Topic: Bridging Optimization and AI: Some recent advances
The confluence of learning and optimization holds great promise for solving dynamic, online resource allocation problems under uncertainty. In this talk, I will present an overview of two such problems in which tools developed independently in one field have helped solve problems in the complementary field.
First, we focus on the problem of collaborative routing of aircraft and unmanned vehicles, under non-stationary conditions with spatial-temporal correlations. A long posited question in collaborative routing has been: “if a subset of traveling vehicles can be used for exploring parts of the network where information has become sparse, how should vehicles be routed to collect information most useful to minimize costs for the entire fleet”? We expand on recent advances in multi-armed bandit algorithms to solve this problem, and generate near-optimal policies for schedule-dependent and schedule-independent exploration.

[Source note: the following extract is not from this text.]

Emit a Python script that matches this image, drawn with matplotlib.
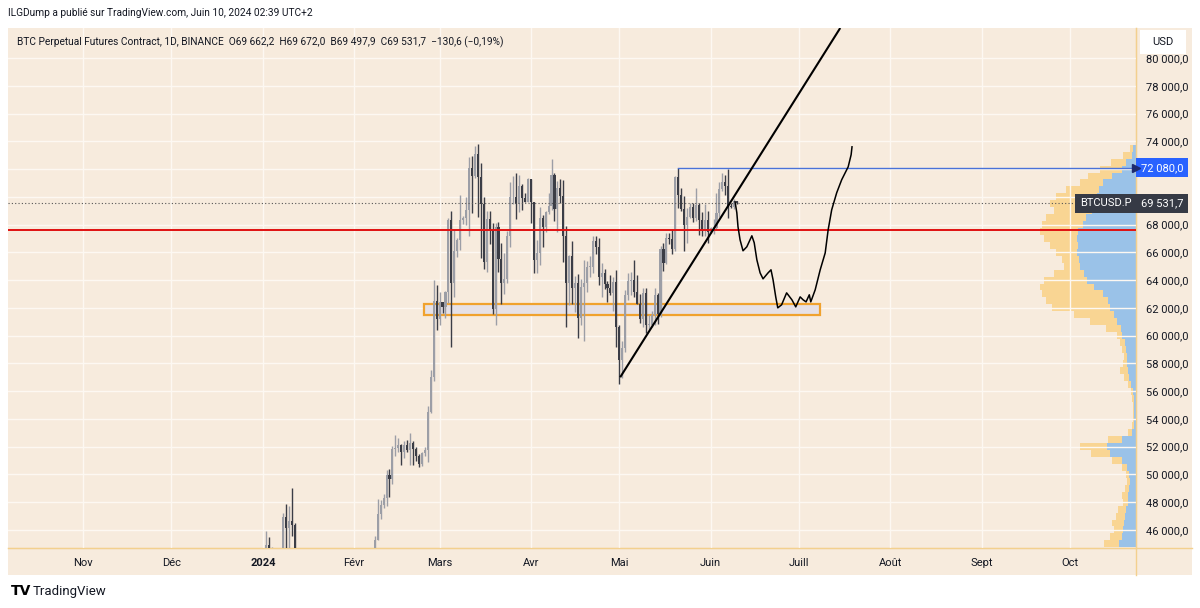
import numpy as np
import pandas as pd
import matplotlib
matplotlib.use("Agg")
import matplotlib.pyplot as plt
from matplotlib.patches import Rectangle
from matplotlib.transforms import blended_transform_factory

plt.rcParams['font.family'] = ['Roboto', 'DejaVu Sans']

# ── Data ──────────────────────────────────────────────────────────────────────

BASE = pd.Timestamp("2023-11-01")          # x axis = days since this date
START = pd.Timestamp("2024-01-01")         # first daily candle

FIRST_OPEN = 42280
# daily highs / lows / closes, 2024-01-01 .. 2024-06-10
HIGHS = [
    44200, 45900, 45500, 44750, 44350, 44250, 44500, 47250, 47900, 47700,
    49000, 46500, 43250, 43050, 43400, 43550, 43200, 42920, 42200, 41850,
    41880, 41680, 40150, 40520, 40300, 42200, 42200, 42850, 43320, 43880,
    43750,
    43270, 43480, 43380, 43120, 43500, 43380, 44380, 45600, 48200, 48150,
    48580, 50340, 50400, 52050, 52850, 52600, 52200, 52400, 52500, 52950,
    52380, 52000, 51500, 51650, 51950, 54900, 57550, 64000, 63650,
    63150, 62400, 63200, 68500, 69000, 67650, 67000, 70100, 68600, 69950,
    72850, 72950, 73650, 73800, 72400, 70000, 68950, 68950, 68100, 68100,
    68200, 66650, 65950, 67550, 71100, 71500, 71700, 71550, 70950, 70300,
    71350,
    71300, 69650, 66900, 69300, 68700, 69000, 70300, 72750, 71700, 71150,
    71250, 71200, 67900, 65800, 66800, 64300, 64450, 64100, 65450, 65400,
    65700, 67200, 67200, 67050, 65250, 64800, 63900, 64350, 64200, 64700,
    60800, 59600, 63300, 64500, 64600, 65450, 64350, 62980, 63400, 63450,
    61450, 61800, 63400, 63100, 66450, 66700, 67400, 67400, 67650, 71500,
    72080, 70600, 70050, 69200, 69550, 69550, 70600, 69550, 68900, 69500,
    69000,
    67850, 68400, 70250, 71050, 71750, 71600, 71997, 69550, 69850, 69672.0,
]
LOWS = [
    42180, 44150, 40750, 42600, 42600, 43400, 43600, 43200, 44300, 44350,
    45600, 41500, 42450, 41700, 41700, 42050, 42200, 40650, 40300, 41450,
    41500, 39450, 38500, 39480, 39250, 39800, 41400, 41650, 41800, 42700,
    42300,
    41900, 42600, 42900, 42250, 42270, 42600, 42800, 44340, 45250, 46800,
    47550, 47700, 48350, 49300, 51350, 51600, 50650, 51200, 51650, 50700,
    50650, 50950, 50520, 50600, 51300, 50900, 54450, 56700, 60400,
    60800, 61600, 61300, 62350, 59200, 62800, 65650, 66150, 68050, 68000,
    67200, 68850, 71350, 68550, 65600, 64800, 64550, 66600, 61550, 60800,
    64550, 62300, 63000, 63800, 66400, 69500, 68400, 68900, 69050, 69600,
    69600,
    68100, 64500, 64500, 65100, 66400, 67450, 68750, 69050, 68250, 67500,
    69550, 65300, 60650, 62200, 62300, 61700, 59800, 60800, 59600, 63150,
    64250, 64500, 65900, 63650, 62800, 63350, 62450, 62900, 61800, 59150,
    56550, 56950, 58800, 62600, 62900, 62800, 62300, 60900, 60650, 60200,
    60500, 60650, 60750, 60850, 61350, 64650, 65150, 66600, 65900, 66100,
    69200, 68950, 66100, 66650, 68500, 68200, 68250, 67250, 67150, 67150,
    66650,
    67400, 67300, 67650, 68550, 70400, 70150, 68500, 69200, 69150, 69497.9,
]
CLOSES = [
    44180, 44950, 42830, 44150, 44160, 43970, 43930, 46950, 46110, 46650,
    46350, 42780, 42850, 41730, 42500, 43150, 42750, 41260, 41620, 41680,
    41580, 39520, 39880, 40080, 39940, 41800, 42120, 42040, 43300, 42940,
    42580,
    43080, 43190, 43000, 42600, 42680, 43100, 44340, 45300, 47140, 47770,
    48300, 49950, 49700, 51800, 51930, 52140, 51650, 52130, 51780, 52260,
    51850, 51300, 50740, 51570, 51730, 54480, 57050, 62500, 61170,
    62430, 62030, 63130, 68330, 63800, 66100, 66900, 68300, 68500, 69020,
    72100, 71480, 73100, 71400, 69450, 65300, 68400, 67600, 61950, 67850,
    65500, 63800, 64100, 67200, 69950, 69950, 69450, 70750, 69900, 69650,
    71300,
    69650, 65450, 65950, 68500, 67800, 68900, 69350, 71600, 69100, 70600,
    70050, 67200, 63800, 65700, 63450, 63800, 61250, 63500, 63800, 64950,
    64950, 66850, 66400, 64250, 64500, 63750, 63400, 63100, 63850, 60650,
    58250, 59100, 62900, 63900, 64000, 63150, 62300, 61200, 63050, 60800,
    60800, 61450, 62900, 61550, 66250, 65250, 67050, 66950, 66250, 71450,
    70100, 69150, 67950, 68550, 69300, 68500, 69400, 68350, 67600, 68350,
    67500,
    67750, 67750, 68800, 70550, 71100, 70800, 69350, 69300, 69662.2, 69531.7,
]

# user drawings (x in days since BASE, y in USD)
TREND_X = [182.3, 257.0]
TREND_Y = [57000, 82160]
RED_LEVEL = 67580
BLUE_LEVEL = 72080
BLUE_START = 202.0
ZONE_X = [115.8, 250.2]
ZONE_Y = [61500, 62300]
LAST_PRICE = 69531.7

PATH_X = [221.3, 221.9, 222.3, 223.0, 224.0, 225.3, 227.0, 227.8, 228.7, 229.8,
          230.8, 232.5, 233.5, 234.2, 235.1, 235.8, 237.1, 238.8, 240.6, 241.9,
          243.4, 244.4, 245.4, 246.5, 247.0, 248.5, 250.2, 251.9, 252.9, 254.1,
          255.8, 257.5, 259.7, 260.7, 261.0]
PATH_Y = [69640, 68850, 67840, 66900, 66110, 66400, 67190, 66690, 65460, 64520,
          64090, 64520, 64740, 64020, 62800, 62000, 62220, 63080, 62580, 62070,
          62790, 62580, 62430, 62940, 62430, 63300, 64740, 65960, 67620, 69060,
          70290, 71230, 72160, 73030, 73600]

# visible range volume profile (px-ish units): total and up-part per 500 USD row
VP_PRICE = np.arange(45000, 74000, 500)
VP_TOTAL = [32, 26, 22, 24, 20, 18, 13, 14, 11, 9, 10, 14, 24, 45, 56, 28, 8, 4,
            3, 3, 3, 4, 5, 8, 12, 16, 13, 12, 14, 16, 19, 30, 46, 62, 84, 90,
            94, 96, 92, 82, 72, 74, 80, 86, 92, 96, 94, 90, 82, 86, 80, 70, 56,
            48, 36, 25, 13, 6]
VP_UP = [17, 14, 13, 12, 11, 10, 8, 8, 7, 6, 7, 9, 14, 26, 29, 14, 4, 2,
         2, 2, 2, 2, 3, 5, 7, 8, 9, 9, 10, 11, 14, 15, 19, 22, 26, 28,
         33, 42, 49, 52, 56, 57, 59, 58, 59, 58, 53, 50, 44, 42, 39, 37, 33,
         24, 14, 10, 4, 3]

MONTH_LABELS = ["Nov", "Déc", "2024", "Févr", "Mars", "Avr", "Mai", "Juin",
                "Juill", "Août", "Sept", "Oct"]
MONTH_STARTS = pd.date_range("2023-11-01", "2024-10-01", freq="MS")

HEADER = "ILGDump a publié sur TradingView.com, Juin 10, 2024 02:39 UTC+2"
LEGEND = ("BTC Perpetual Futures Contract, 1D, BINANCE  O69 662,2  H69 672,0  "
          "B69 497,9  C69 531,7  −130,6 (−0,19%)")

# ── Styling ───────────────────────────────────────────────────────────────────

BG = "#f7ebdd"
GRID = "#fdf8f2"
EDGE = "#f3d08e"
UP = "#9c9ea6"
DOWN = "#3b3d46"
TXT = "#131722"
W, H = 1200, 608

fig = plt.figure(figsize=(W / 100, H / 100), dpi=100)
fig.patch.set_facecolor("white")
fig.patches.append(Rectangle((8 / W, 33 / H), 1184 / W, 547 / H,
                             transform=fig.transFigure, facecolor=BG,
                             edgecolor="none", zorder=-5))

rect = [8 / W, 60 / H, 1128 / W, 520 / H]
ax_vp = fig.add_axes(rect)
ax = fig.add_axes(rect, sharey=ax_vp)
ax_vp.set_zorder(1)
ax.set_zorder(2)
ax.patch.set_visible(False)
ax_vp.patch.set_visible(False)

xlim = (-25.5, 357.4)
ylim = (44700, 82160)
ax.set_xlim(*xlim)
ax.set_ylim(*ylim)

# volume profile
vp_total = np.array(VP_TOTAL)
vp_up = np.array(VP_UP)
ax_vp.set_xlim(1128, 0)
ax_vp.barh(VP_PRICE, vp_total - vp_up, left=vp_up, height=500,
           color="#f9d593", edgecolor="none")
ax_vp.barh(VP_PRICE, vp_up, height=500, color="#9ac2e8", edgecolor="none")
ax_vp.set_xticks([])
ax_vp.tick_params(left=False, labelleft=False, right=False, labelright=False)
for s in ax_vp.spines.values():
    s.set_visible(False)

# grid
month_x = [(d - BASE).days for d in MONTH_STARTS]
ax.set_xticks(month_x)
ax.set_xticklabels(MONTH_LABELS)
ax.set_yticks(np.arange(46000, 80001, 2000))
ax.yaxis.set_major_formatter(
    lambda v, p: f"{v:,.1f}".replace(",", " ").replace(".", ","))
ax.yaxis.tick_right()
ax.grid(True, color=GRID, linewidth=1.0, zorder=0)
ax.set_axisbelow(True)
ax.tick_params(axis="both", length=0, labelsize=8, colors=TXT)
ax.tick_params(axis="y", pad=7)
ax.tick_params(axis="x", pad=7)
for lbl in ax.get_xticklabels():
    if lbl.get_text() == "2024":
        lbl.set_fontweight("bold")
for side in ("top", "left"):
    ax.spines[side].set_visible(False)
ax.spines["right"].set_color(EDGE)
ax.spines["bottom"].set_color(EDGE)

# candles
dates = pd.date_range(START, periods=len(CLOSES), freq="D")
cx = np.array([(d - BASE).days for d in dates], dtype=float)
closes = np.array(CLOSES, dtype=float)
opens = np.concatenate([[FIRST_OPEN], closes[:-1]])
highs = np.array(HIGHS, dtype=float)
lows = np.array(LOWS, dtype=float)
up = closes >= opens
colors = np.where(up, UP, DOWN)
ax.vlines(cx, lows, highs, colors=colors, linewidth=1.0, zorder=3)
ax.bar(cx, np.maximum(np.abs(closes - opens), 60), bottom=np.minimum(opens, closes),
       width=0.7, color=colors, edgecolor="none", zorder=3)

# drawings
ax.axhline(LAST_PRICE, color="#555555", linestyle=(0, (1, 2)), linewidth=0.8, zorder=4)
ax.axhline(RED_LEVEL, color="#e01010", linewidth=1.4, zorder=4)
ax.plot([BLUE_START, xlim[1]], [BLUE_LEVEL, BLUE_LEVEL], color="#4a72d8",
        linewidth=1.0, zorder=4)
ax.add_patch(Rectangle((ZONE_X[0], ZONE_Y[0]), ZONE_X[1] - ZONE_X[0],
                       ZONE_Y[1] - ZONE_Y[0], facecolor="#e6e1e6",
                       edgecolor="#f0a22e", linewidth=1.6, zorder=2))
ax.plot(TREND_X, TREND_Y, color="black", linewidth=1.5, zorder=5,
        solid_capstyle="butt")
ax.plot(PATH_X, PATH_Y, color="black", linewidth=1.1, zorder=5,
        solid_joinstyle="round")

# price labels on the axis
trans = blended_transform_factory(ax.transAxes, ax.transData)
lbl_box = dict(boxstyle="square,pad=0.4", ec="none")
ax.annotate("69 531,7", xy=(1.0, LAST_PRICE), xycoords=trans,
            xytext=(3.5, 0), textcoords="offset points", ha="left", va="center",
            fontsize=8, color="white", zorder=10, annotation_clip=False,
            bbox=dict(lbl_box, fc="#363a45"))
ax.annotate("BTCUSD.P", xy=(1.0, LAST_PRICE), xycoords=trans,
            xytext=(-3.5, 0), textcoords="offset points", ha="right", va="center",
            fontsize=8, color="white", zorder=10, annotation_clip=False,
            bbox=dict(lbl_box, fc="#363a45"))
ax.annotate("72 080,0", xy=(1.0, BLUE_LEVEL), xycoords=trans,
            xytext=(3.5, 0), textcoords="offset points", ha="left", va="center",
            fontsize=8, color="white", zorder=10, annotation_clip=False,
            bbox=dict(lbl_box, fc="#2962ff"))
ax.plot([1.0], [BLUE_LEVEL], marker=">", color="#1e2a6e", markersize=6,
        transform=trans, clip_on=False, zorder=11)

# frame lines across axis areas
fig.add_artist(plt.Line2D([1136 / W, 1136 / W], [33 / H, 580 / H],
                          color=EDGE, linewidth=1.0))
fig.add_artist(plt.Line2D([8 / W, 1192 / W], [60 / H, 60 / H],
                          color=EDGE, linewidth=1.0))

# USD box
fig.patches.append(Rectangle((1140 / W, 1 - 54 / H), 46 / W, 24 / H,
                             transform=fig.transFigure, facecolor="white",
                             edgecolor="none", zorder=20))
fig.text(1163 / W, 1 - 42 / H, "USD", ha="center", va="center", fontsize=8,
         color=TXT, zorder=21)

# header texts
fig.text(8 / W, 1 - 13 / H, HEADER, ha="left", va="center", fontsize=7.3, color=TXT)
fig.text(17 / W, 1 - 42 / H, LEGEND, ha="left", va="center", fontsize=7.3, color=TXT)

# logo
fig.text(11 / W, 1 - 591 / H, "TV", ha="left", va="center", fontsize=10,
         fontweight="heavy", color="black", family="DejaVu Sans")
fig.text(33 / W, 1 - 591 / H, "TradingView", ha="left", va="center",
         fontsize=9.5, color=TXT)

fig.savefig("out.png", dpi=100, facecolor="white")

We find this could reduce travel time and fuel burn by about 5% for the fleet.
Second, we study how we can improve upon long-used regret bounds in AI/ML, which are based on omniscient information about the future. Our work builds on Brown, Smith, and Sun (2010), who present an approach for information-relaxation bounds in dynamic programs. Their approach penalize the additional information available to the anticipative (omniscient) decision-maker who knows the future. However, the computation of these penalized information-relaxation bounds (or penalized regret bounds) for large-scale systems has hitherto been discussed by many as intractable. We present tractable methods to achieve bounds for time-space network-based problems and problems modeled as block-diagonal mixed-integer programs.
Lavanya Marla is an Associate Professor in Industrial and Enterprise Systems Engineering at the University of Illinois at Urbana-Champaign. Her research interests are in robust and dynamic decision-making for large-scale networks subject to operating stochasticity. She builds cross-cutting methodologies that integrate data-driven optimization, statistics, simulation and machine learning. Application areas of interest include aviation planning, operations and pricing; logistics, emergency medical services, and shared transportation systems. Prior to the University of Illinois, she was with the Heinz College at Carnegie Mellon University. She earned her PhD in Transportation Systems, and dual Masters in Operations Research and Transportation from the Massachusetts Institute of Technology; and previously, a Bachelors degree from IIT Madras. Her work has been recognized through the prestigious Center for Advanced Study award from the University of Illinois, as a semi-finalist at the INFORMS Innovative Applications in Analytics Award, research awards from the International Conference for Research in Air Transportation, AGIFORS, Knowledge Discovery and Data Mining (KDD) and others. Her work is funded by the National Science Foundation, the Department of Homeland Security, the Department of Transportation, the US-India Educational Foundation's and multiple industry grants. She has served in multiple leadership roles with the INFORMS Transportation Science and Logistics Society, Women in OR/MS and AGIFORS.